The Australian Government's $30 million contribution to a projected $100 million government-industry Kalimantan Forests and Climate Partnership, to which BHP Billiton has signed up, aims to reforest, reflood and preserve peatland on the Indonesian part of huge Borneo island. Exactly how is not clear: even government officials admit the scheme's detail is still being ironed out and applications closed last week for a Jakarta-based project administrator, who will take up the post in February. However, if the project follows any of the methods of previous Indonesian government rehabilitation efforts, Suwido says, it will almost certainly be a complete waste of money, apart from the image boost for firms such as BHP Billiton, a huge miner in Kalimantan and across the region, as a result of their role in an ostensibly green scheme.

"I don't want a developed nation like Australia to spend all that money for nothing," the scientist explains, gesturing at maps in his office showing the destroyed region. "But if it's anything like what's happened in the past, then I'm really not certain all the money won't just go straight into officials' pockets." Suwido's main criticism is of projects that aim to plant a given number of trees but include no mechanism for measuring their survival rate.

"The Government plants trees, the people look at them and say, 'That's nice', and the trees die," he says, almost furious in his dismay at the lack of accountability still evident in Indonesia. "Then they measure the success of their project by how many trees they have handed out. But how many of those trees have done anything? They say, 'We've replanted so many hectares', but there might in the end be only one tree still living on each of those hectares."

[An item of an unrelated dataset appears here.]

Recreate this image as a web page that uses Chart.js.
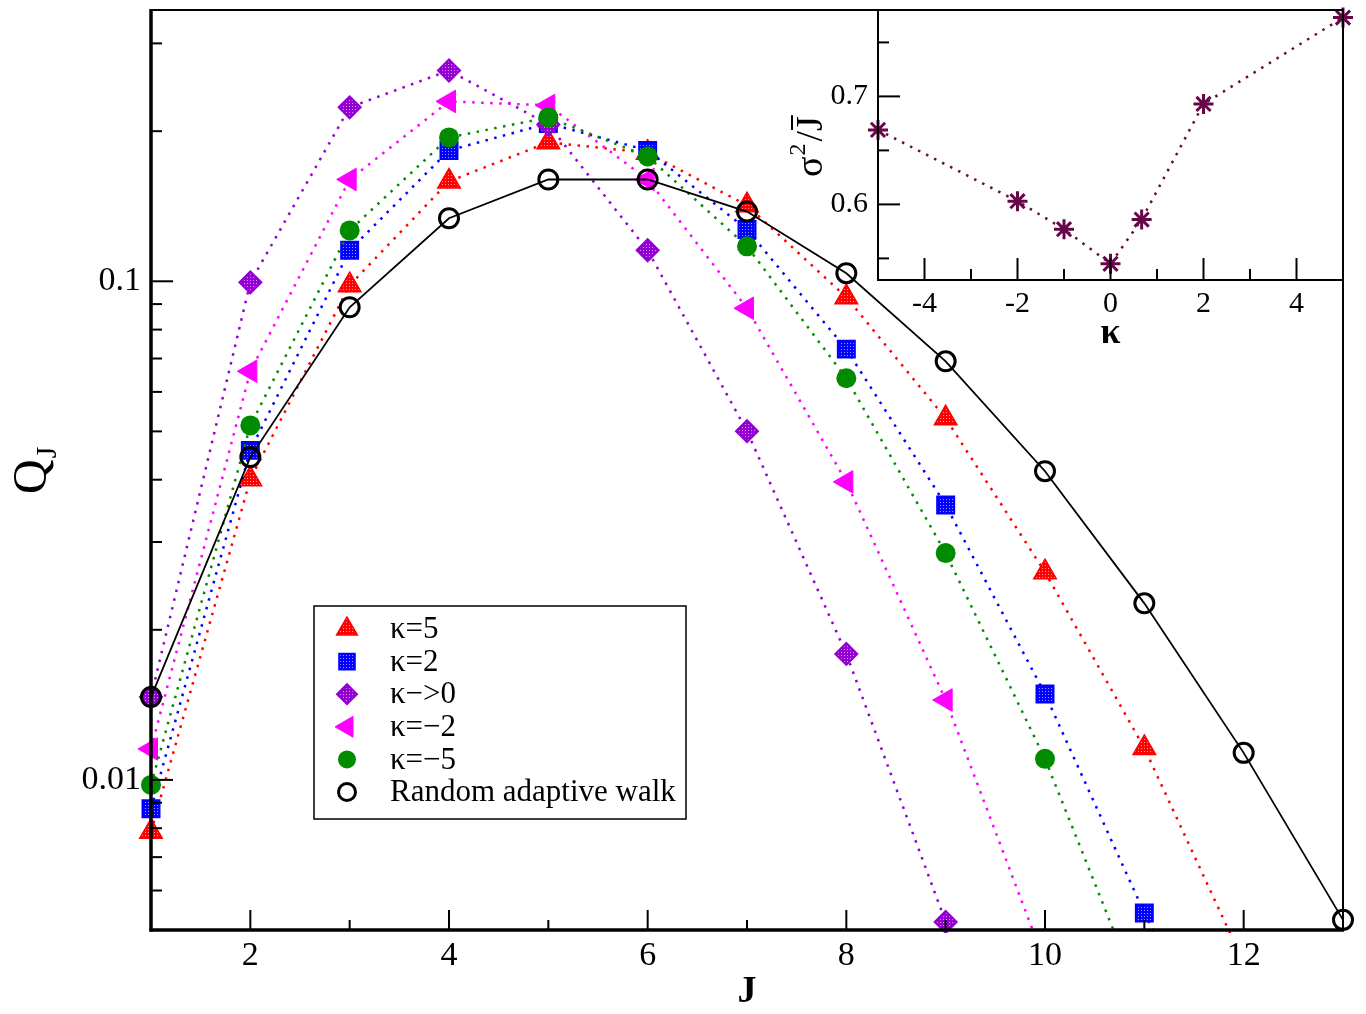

The approach also takes no account of the porous system of oversight on logging and plantation concessions in Indonesia, notoriously rife with corruption and ripe for abuse. Even the country's dwindling national parks are not safe from the greased palms of officials eager for a little extra.

Ever the campaigner, Suwido and his small university centre's staff of 10 have been running a pilot project where villagers in degraded mega-rice districts near Palangkaraya are given a variety of selected trees - a native species of melaleuca, say, which produces a fast-growing timber suitable for building houses - then paid a small amount of money each quarter for every one that remains alive. If the tree dies, they get nothing.

Monitoring the results is labour intensive but economically far more efficient than the Government's schemes as they exist, Suwido argues. "The people feel like they are actually responsible for the trees, which is how they treated the forests before they were wiped out. But the Government (says it's) not interested, because (it's) already rehabilitated two million hectares. Well, show me how many trees are on those two million hectares."

Suryadi, a woman from the small village of Kalampangan where the pilot project is focused, says it is working better than she expected, enabling her to "plant vegetables, especially green beans, although it's not so good when it floods" (a result of the canal drainage system).

Suwido staff member Sahara Alim, one of the workers who helps monitor the several-hectare trial plots cared for by villagers such as Suryadi, is as vehement as his boss in support of the idea, taking Inquirer into the field to demonstrate the project at work.

"Look, mega-rice was never really about rice anyway," he says. "It was about looting the timber. And, frankly, palm oil is not much better. But this way people at least get to feel they have their land back. The local government does site surveys and rehabilitation projects in areas where they know there will be no scrutiny. They don't plant anything, they don't do anything.

"The people are sick of this fake rehabilitation, sick of being lied to."